Best suited to short, large-size settings where the segmented construction can be appreciated—such as titles, posters, experimental editorial pull quotes, and sci‑fi themed graphics. It can work as a distinctive accent in interfaces or motion graphics, but is less appropriate for long-form reading due to its intentionally reduced, pattern-like letterforms.
The overall tone is minimalist and technical, with a coded, instrument-panel feel. Its fragmented construction reads as futuristic and slightly cryptic, like information rendered through a low-resolution display or a constrained signaling system.

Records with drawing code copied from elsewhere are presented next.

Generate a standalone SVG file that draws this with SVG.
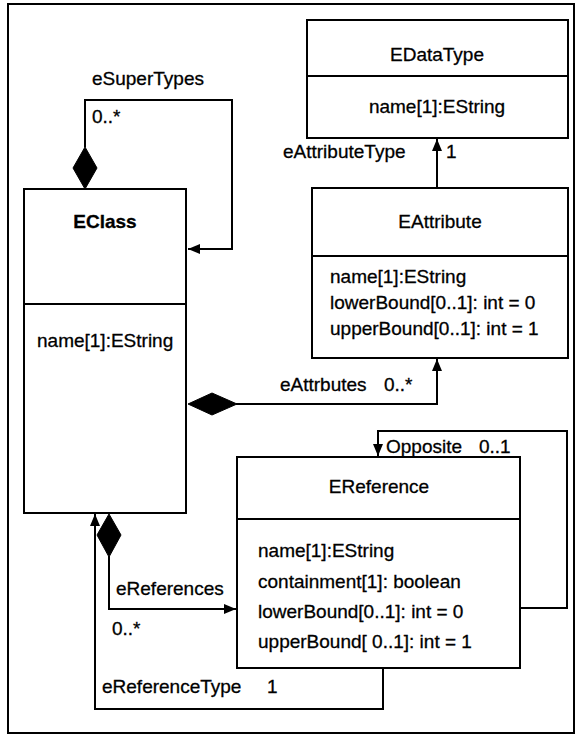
<svg xmlns="http://www.w3.org/2000/svg" width="583" height="736" viewBox="0 0 583 736">
<style>
.box{fill:#fff;stroke:#000;stroke-width:2}
.ln{fill:none;stroke:#000;stroke-width:2}
text{font-family:"Liberation Sans",Arial,sans-serif;font-size:19px;fill:#000;stroke:#000;stroke-width:0.3}
.t{text-anchor:middle}
.b{font-weight:bold}
.fill{fill:#000;stroke:#000;stroke-width:1}
</style>
<defs>
<marker id="arr" viewBox="0 0 12 10" refX="12" refY="5" markerWidth="12" markerHeight="10" markerUnits="userSpaceOnUse" orient="auto">
<path d="M0,0 L12,5 L0,10 Z" fill="#000"/>
</marker>
</defs>
<rect x="8" y="4" width="566" height="729" fill="#fff" stroke="#000" stroke-width="2"/>
<g id="EClass">
<rect class="box" x="24" y="189" width="162" height="324"/>
<line class="ln" x1="24" y1="304" x2="186" y2="304"/>
<text class="t b" x="105" y="228">EClass</text>
<text x="37" y="347">name[1]:EString</text>
</g>
<g id="EDataType">
<rect class="box" x="307" y="20" width="261" height="118"/>
<line class="ln" x1="307" y1="76" x2="568" y2="76"/>
<text class="t" x="437" y="61">EDataType</text>
<text class="t" x="437" y="113">name[1]:EString</text>
</g>
<g id="EAttribute">
<rect class="box" x="312" y="188" width="256" height="170"/>
<line class="ln" x1="312" y1="256" x2="568" y2="256"/>
<text class="t" x="440" y="228">EAttribute</text>
<text x="330" y="283">name[1]:EString</text>
<text x="330" y="309">lowerBound[0..1]: int = 0</text>
<text x="330" y="335">upperBound[0..1]: int = 1</text>
</g>
<g id="EReference">
<rect class="box" x="237" y="457" width="283" height="211"/>
<line class="ln" x1="237" y1="519" x2="520" y2="519"/>
<text class="t" x="379" y="493">EReference</text>
<text x="258" y="557">name[1]:EString</text>
<text x="258" y="588">containment[1]: boolean</text>
<text x="258" y="618">lowerBound[0..1]: int = 0</text>
<text x="258" y="648">upperBound[ 0..1]: int = 1</text>
</g>
<g id="connectors">
<path class="ln" d="M85,147 V100 H232 V249 H188" marker-end="url(#arr)"/>
<path class="fill" d="M85,189 L73,168 L85,147 L97,168 Z"/>
<text x="92" y="85">eSuperTypes</text>
<text x="92" y="123">0..*</text>
<path class="ln" d="M437,188 V139" marker-end="url(#arr)"/>
<text x="283" y="158">eAttributeType</text>
<text x="446" y="158">1</text>
<path class="ln" d="M236,404 H437 V359" marker-end="url(#arr)"/>
<path class="fill" d="M188,404 L212,393 L237,404 L212,415 Z"/>
<text x="280" y="391">eAttrbutes</text>
<text x="384" y="391">0..*</text>
<path class="ln" d="M520,608 H567 V431 H378 V456" marker-end="url(#arr)"/>
<text x="386" y="453">Opposite</text>
<text x="479" y="453">0..1</text>
<path class="ln" d="M109,556 V609 H236" marker-end="url(#arr)"/>
<path class="fill" d="M109,514 L121,535 L109,557 L97,535 Z"/>
<text x="116" y="595">eReferences</text>
<text x="112" y="635">0..*</text>
<path class="ln" d="M383,668 V709 H95 V514" marker-end="url(#arr)"/>
<text x="102" y="693">eReferenceType</text>
<text x="267" y="693">1</text>
</g>
</svg>
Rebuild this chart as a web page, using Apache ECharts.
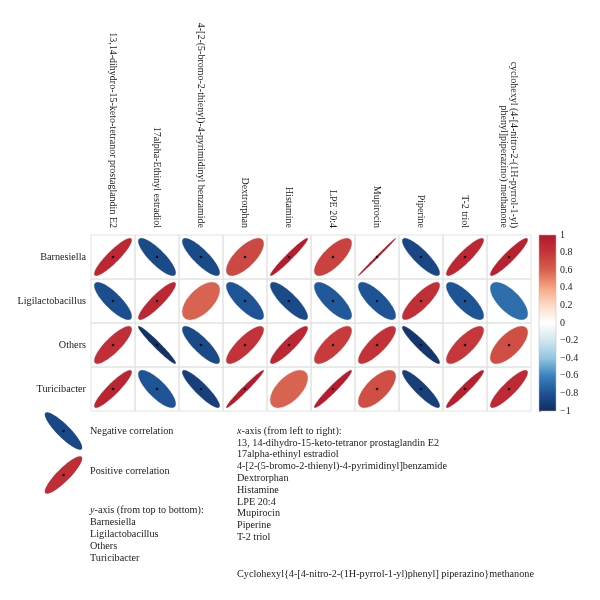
<!DOCTYPE html>
<html><head><meta charset="utf-8">
<script src="https://cdn.jsdelivr.net/npm/echarts@6/dist/echarts.min.js"></script>
<style>html,body{margin:0;padding:0;background:#fff}#c{width:600px;height:600px}</style>
</head><body><div id="c"></div>
<script>
const metabolites = [
  '13,14-dihydro-15-keto-tetranor prostaglandin E2',
  '17alpha-Ethinyl estradiol',
  '4-[2-(5-bromo-2-thienyl)-4-pyrimidinyl benzamide',
  'Dextrorphan',
  'Histamine',
  'LPE 20:4',
  'Mupirocin',
  'Piperine',
  'T-2 triol',
  'cyclohexyl (4-[4-nitro-2-(1H-pyrrol-1-yl)\nphenyl]piperazino) methanone'
];
const genera = ['Barnesiella', 'Ligilactobacillus', 'Others', 'Turicibacter'];
const rBarnesiella       = [0.90, -0.84, -0.84, 0.71, 0.97, 0.74, 0.997, -0.86, 0.90, 0.93];
const rLigilactobacillus = [-0.82, 0.90, 0.59, -0.79, -0.84, -0.77, -0.79, 0.84, -0.79, -0.68];
const rOthers            = [0.84, -0.97, -0.84, 0.82, 0.90, 0.77, 0.82, -0.94, 0.79, 0.68];
const rTuricibacter      = [0.91, -0.79, -0.90, 0.98, 0.59, 0.965, 0.68, -0.90, 0.955, 0.88];
const sigBarnesiella       = [1, 1, 1, 1, 1, 1, 1, 1, 1, 1];
const sigLigilactobacillus = [1, 1, 0, 1, 1, 1, 1, 1, 1, 0];
const sigOthers            = [1, 1, 1, 1, 1, 1, 1, 1, 1, 1];
const sigTuricibacter      = [1, 1, 1, 1, 0, 1, 1, 1, 1, 1];
const colorbarTicks = [-1, -0.8, -0.6, -0.4, -0.2, 0, 0.2, 0.4, 0.6, 0.8, 1];
const paletteColors = ['#122C5E', '#1D5194', '#3A82BE', '#92C5DE', '#D1E5F0', '#FFFFFF',
                       '#FDDBC7', '#F4A582', '#D6604D', '#C4353A', '#B2182B'];
const xLegendLines = [
  '13, 14-dihydro-15-keto-tetranor prostaglandin E2',
  '17alpha-ethinyl estradiol',
  '4-[2-(5-bromo-2-thienyl)-4-pyrimidinyl]benzamide',
  'Dextrorphan', 'Histamine', 'LPE 20:4', 'Mupirocin', 'Piperine', 'T-2 triol'
];
const xLegendLast = 'Cyclohexyl{4-[4-nitro-2-(1H-pyrrol-1-yl)phenyl] piperazino}methanone';

const FONT = '"Liberation Serif", "DejaVu Serif", serif';
const rows = [rBarnesiella, rLigilactobacillus, rOthers, rTuricibacter];
const sigs = [sigBarnesiella, sigLigilactobacillus, sigOthers, sigTuricibacter];
const data = [];
rows.forEach((row, yi) => row.forEach((r, xi) => data.push([xi, yi, r, sigs[yi][xi]])));

function ellPts(cx, cy, w, h, rho, scale) {
  const d = Math.acos(Math.max(-1, Math.min(1, rho)));
  const pts = [];
  for (let i = 0; i < 120; i++) {
    const k = 2 * Math.PI * i / 119;
    pts.push([cx + Math.cos(k + d / 2) / 2 * scale * w, cy - Math.cos(k - d / 2) / 2 * scale * h]);
  }
  return pts;
}
function hex2rgb(h) { return [1, 3, 5].map(i => parseInt(h.substr(i, 2), 16)); }
function colorAt(v) {
  const t = (v + 1) / 2 * (paletteColors.length - 1);
  const i = Math.min(paletteColors.length - 2, Math.floor(t));
  const f = t - i;
  const a = hex2rgb(paletteColors[i]), b = hex2rgb(paletteColors[i + 1]);
  return 'rgb(' + a.map((x, j) => Math.round(x + (b[j] - x) * f)).join(',') + ')';
}

const chart = echarts.init(document.getElementById('c'));

const graphics = [];
[[-0.88, 431], [0.88, 475]].forEach(([rho, cy]) => {
  graphics.push({ type: 'polygon', shape: { points: ellPts(63.5, cy, 44, 44, rho, 0.85) }, style: { fill: colorAt(rho * 0.97) } });
  graphics.push({ type: 'circle', shape: { cx: 63.5, cy: cy, r: 1.3 }, style: { fill: '#111' } });
});
const txt = (x, y, s, size) => ({ type: 'text', x: x, y: y, style: { text: s, font: (size || 10.2) + 'px ' + FONT, fill: '#1a1a1a', verticalAlign: 'middle' } });
graphics.push(txt(90, 431, 'Negative correlation'));
graphics.push(txt(90, 471, 'Positive correlation'));
graphics.push({ type: 'text', x: 90, y: 510, style: { text: '{i|y}-axis (from top to bottom):', font: '10.2px ' + FONT, fill: '#1a1a1a', verticalAlign: 'middle',
  rich: { i: { fontStyle: 'italic', fontFamily: FONT, fontSize: 10.2 } } } });
genera.forEach((g, i) => graphics.push(txt(90, 522 + i * 12, g)));
graphics.push({ type: 'text', x: 237, y: 431, style: { text: '{i|x}-axis (from left to right):', font: '10.2px ' + FONT, fill: '#1a1a1a', verticalAlign: 'middle',
  rich: { i: { fontStyle: 'italic', fontFamily: FONT, fontSize: 10.2 } } } });
xLegendLines.forEach((s, i) => graphics.push(txt(237, 443 + i * 11.8, s)));
graphics.push(txt(237, 574, xLegendLast));

chart.setOption({
  animation: false,
  backgroundColor: '#fff',
  grid: [
    { left: 91, top: 235, width: 440, height: 176 },
    { left: 539, top: 235, width: 17, height: 176 }
  ],
  xAxis: [
    { type: 'category', gridIndex: 0, data: metabolites, position: 'top',
      axisLine: { show: false }, axisTick: { show: false }, splitLine: { show: false },
      axisLabel: { interval: 0, rotate: 90, margin: 7, fontFamily: FONT, fontSize: 10, color: '#1a1a1a', lineHeight: 10 } },
    { type: 'value', gridIndex: 1, min: 0, max: 1, show: false }
  ],
  yAxis: [
    { type: 'category', gridIndex: 0, data: genera, inverse: true,
      axisLine: { show: false }, axisTick: { show: false }, splitLine: { show: false },
      axisLabel: { margin: 5, fontFamily: FONT, fontSize: 10.2, color: '#1a1a1a' } },
    { type: 'value', gridIndex: 1, min: colorbarTicks[0], max: colorbarTicks[colorbarTicks.length - 1], interval: 0.2, position: 'right',
      splitLine: { show: false },
      axisLine: { show: true, lineStyle: { color: '#aaa', width: 1 } },
      axisTick: { show: true, length: 2, lineStyle: { color: '#888' } },
      axisLabel: { margin: 4, fontFamily: FONT, fontSize: 10, color: '#1a1a1a',
        formatter: v => { const s = (Math.round(v * 10) / 10).toString(); return s.replace('-', '\u2212'); } } }
  ],
  visualMap: { show: false, type: 'continuous', min: -1, max: 1, dimension: 2, seriesIndex: 0, inRange: { color: paletteColors } },
  graphic: graphics,
  series: [
    { type: 'custom', xAxisIndex: 0, yAxisIndex: 0, data: data,
      renderItem: (params, api) => {
        const c = api.coord([api.value(0), api.value(1)]);
        const sz = api.size([1, 1]);
        const rho = api.value(2);
        const children = [
          { type: 'rect', shape: { x: c[0] - sz[0] / 2, y: c[1] - sz[1] / 2, width: sz[0], height: sz[1] },
            style: { fill: 'none', stroke: '#e2e2e2', lineWidth: 1 } },
          { type: 'polygon', shape: { points: ellPts(c[0], c[1], sz[0], sz[1], rho, 0.85) },
            style: { fill: api.visual('color'), stroke: api.visual('color'), lineWidth: 0.3 } }
        ];
        if (api.value(3)) children.push({ type: 'circle', shape: { cx: c[0], cy: c[1], r: 1.3 }, style: { fill: '#111' } });
        return { type: 'group', children: children };
      } },
    { type: 'custom', xAxisIndex: 1, yAxisIndex: 1, data: [[0, colorbarTicks[0]]],
      renderItem: (params, api) => {
        const p0 = api.coord([0, colorbarTicks[colorbarTicks.length - 1]]);
        const p1 = api.coord([1, colorbarTicks[0]]);
        const stops = paletteColors.map((col, i) => ({ offset: 1 - i / (paletteColors.length - 1), color: col })).reverse();
        return { type: 'rect', shape: { x: p0[0], y: p0[1], width: p1[0] - p0[0], height: p1[1] - p0[1] },
          style: { fill: new echarts.graphic.LinearGradient(0, 0, 0, 1, stops), stroke: '#bbb', lineWidth: 0.5 } };
      } }
  ]
});
</script>
</body></html>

The design appears intended to explore extreme reduction of Latin shapes into modular marks, prioritizing a display-like aesthetic over conventional readability. It aims to evoke digital signaling and schematic typography while maintaining consistent proportions and a disciplined, grid-oriented texture.
Because many characters are reduced to a few essential segments, several forms can converge visually at smaller sizes; the design leans on context and spacing to maintain differentiation. The sample text reinforces the strong vertical cadence, where words become patterns of bars punctuated by small dots and occasional rounded fragments.